You may be thinking, that's all very well, but where does the hard rock enter into it? And you may be thinking that by the end of the film as well, though that wasn't to say it wasn't bereft of tunes, it's just that these guys made Europe sound like Slayer. What guys? They don't seem to have a name for their band, or if they do they mumble it indistinctly, but it's the group who will be our heroes in this frankly ludicrous attempt at melding the comedy with the horror with the rock movie genres, here led by the man who would go on to re-christen himself E.J. Curse, but formerly went by the name E.J Curcio.

He played the strutting, moustachioed, mulleted hunk Jessie, frontman of the, er, whatever they were called and thanks to his forward thinking, the hero of the hour. The first we see of him and his pals - three bandmates and one manager - they are powering along the same road we saw in the introduction in their van, and encounter the self-same hitchhiker (Lisa Toothman) who doesn't detour them to the lake but does insist on taking them to her sprawling mansion house where she and her family reside. All very well, this is where they're playing their next gig as luck would have it, but one local girl, Cassie (Jennifer Coe) has a message for Jessie.

Which is essentially, "Stay away!", but the big Jessie is not going to be frightened that easily, no matter that if he had been it would have been a shorter movie and he would not have ended up zombiefied - it's not a spoiler if it's in the title of the film, right? For such a brainlessly simple premise, director Krishna Shah (who is so accomplished he managed to spell his own name wrong in the credits) doesn't half complicate things, ostensibly for comic effect but actually to render this funny when it's meant to be serious, and vice versa. So he throws in scenes like the hitcher's grandparents having sex, but whinily asked by their dwarf grandchildren if they can watch, to which they reluctantly agree.

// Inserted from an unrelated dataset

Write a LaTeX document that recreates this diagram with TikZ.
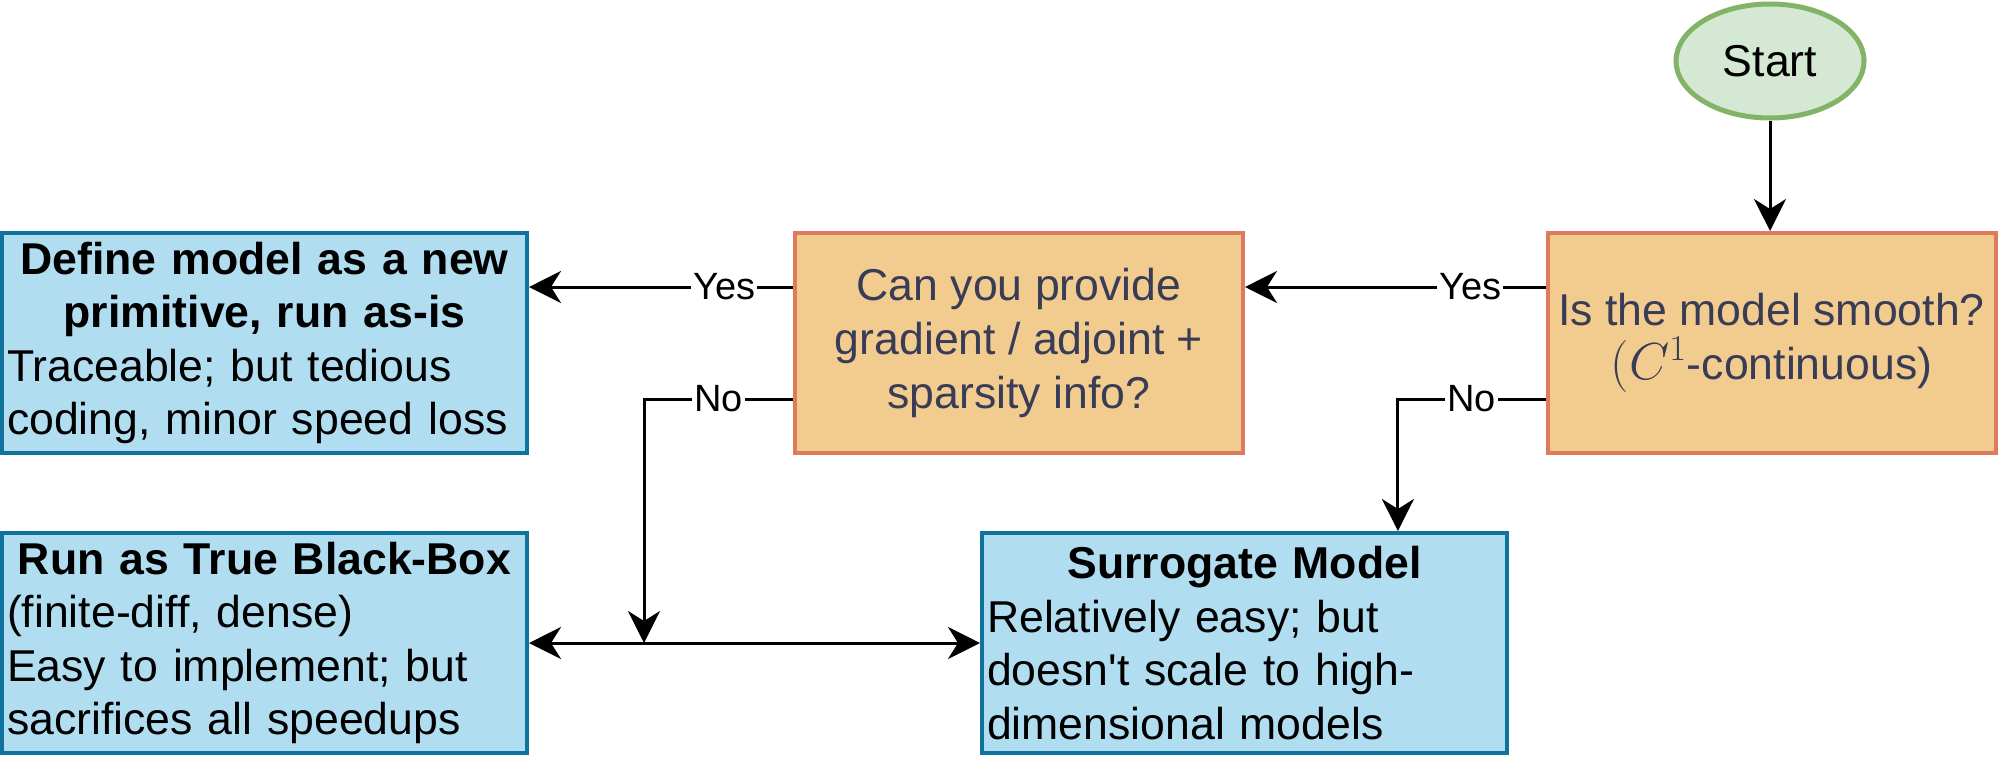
\RequirePackage{fix-cm}
\documentclass[tikz,border=0pt]{standalone}
\usepackage{fontspec}
\setmainfont{Liberation Sans}
\usetikzlibrary{calc,arrows.meta,shapes.geometric}

\definecolor{blueFill}{HTML}{B1DDF0}
\definecolor{blueLine}{HTML}{10739E}
\definecolor{orangeFill}{HTML}{F2CC8F}
\definecolor{orangeLine}{HTML}{E07A5F}
\definecolor{navyText}{HTML}{393C56}
\definecolor{greenFill}{HTML}{D5E8D4}
\definecolor{greenLine}{HTML}{82B366}

\newcommand{\boxfont}{\fontsize{22.3}{26.8}\selectfont}
\newcommand{\answerfont}{\fontsize{19}{22.8}\selectfont}
\newcommand{\mathbig}[1]{{\fontsize{26}{26.8}\selectfont$#1$}}

\begin{document}
\begin{tikzpicture}[x=0.5pt, y=-0.5pt,
    question/.style={rectangle, draw=orangeLine, fill=orangeFill, line width=2pt,
        minimum width=224pt, minimum height=110pt, inner sep=0pt,
        align=center, text=navyText, font=\boxfont},
    outcome/.style={rectangle, draw=blueLine, fill=blueFill, line width=2pt,
        minimum width=262.5pt, minimum height=110pt, inner xsep=2.5pt, inner ysep=0pt,
        text width=257.5pt, align=left, font=\boxfont},
    terminal/.style={ellipse, draw=greenLine, fill=greenFill, line width=2.5pt,
        minimum width=94pt, minimum height=57pt, font=\boxfont},
    flow/.style={-{Stealth[length=16pt, width=16pt, inset=5pt]}, line width=1.5pt},
    flowboth/.style={{Stealth[length=16pt, width=16pt, inset=5pt]}-{Stealth[length=16pt, width=16pt, inset=5pt]}, line width=1.5pt},
    answer/.style={fill=white, inner sep=1pt, font=\answerfont}
]
    \useasboundingbox (0,0) rectangle (2000,761);

    % Start and questions
    \node[terminal] (start) at (1770,61) {Start};
    \node[question] (smooth) at (1771.5,343) {Is the model smooth?\\\mathbig{(C^1}-continuous)};
    \node[question] (grad) at (1019,343) {Can you provide\\gradient / adjoint +\\sparsity info?};

    % Outcomes
    \node[outcome] (define) at (264.5,343) {{\centering\bfseries Define model as a new\\primitive, run as-is\par}Traceable; but tedious\\coding, minor speed loss};
    \node[outcome] (blackbox) at (264.5,643) {{\centering\bfseries Run as True Black-Box\par}(finite-diff, dense)\\Easy to implement; but\\sacrifices all speedups};
    \node[outcome] (surrogate) at (1244.5,643) {{\centering\bfseries Surrogate Model\par}Relatively easy; but\\doesn\textquotesingle t scale to high-\\dimensional models};

    % Start to first question
    \draw[flow] (start.south) -- (start.south |- smooth.north);

    % Yes branches
    \coordinate (smoothYes) at ($(smooth.north west)!0.25!(smooth.south west)$);
    \coordinate (gradYes) at ($(grad.north west)!0.25!(grad.south west)$);
    \draw[flow] (smoothYes) -- node[answer, pos=0.25] {Yes} (smoothYes -| grad.east);
    \draw[flow] (gradYes) -- node[answer, pos=0.26] {Yes} (gradYes -| define.east);

    % No branches
    \coordinate (smoothNo) at ($(smooth.north west)!0.75!(smooth.south west)$);
    \coordinate (gradNo) at ($(grad.north west)!0.75!(grad.south west)$);
    \coordinate (drop) at ($(surrogate.north west)!0.79!(surrogate.north east)$);
    \coordinate (merge) at (644,643);
    \draw[flow] (smoothNo) -| node[answer, pos=0.25] {No} (drop);
    \draw[flow] (gradNo) -| node[answer, pos=0.25] {No} (merge);

    % Black-box and surrogate
    \draw[flowboth] (blackbox) -- (surrogate);
\end{tikzpicture}
\end{document}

If you're not laughing now, you may have one of those things, what's it called? Oh yeah, a sense of humour, because the jokes don't get any better as all the villagers try to get the concert banned (who is planning to attend this thing anyway?), but find themselves not having to worry about that when the rockers are murdered by the family, which turns out to be led by - real spoiler, this time - an elderly, ranting Adolf Hitler (Jack Bliesener), yes, he was the grandfather all along. And his wife is a werewolf. Luckily for the planet, Jessie recorded a tape of his occult tunes and Cassie plays it back, resulting in the band returning from the grave in formation step to attack the evildoers - and Jessie gets to romance Cassie, even though she's in her mid-teens and he looks about forty. And he's dead. The sort of film where someone asks a severed head "Omigawd! Are you all right?" the music (by Paul Sabu) might have redeemed it, but every time they break for a song it's soft rock at best and miles from grit yer teeth metal. A complete mess, but bizarre enough to lodge itself in the unsuspecting mind.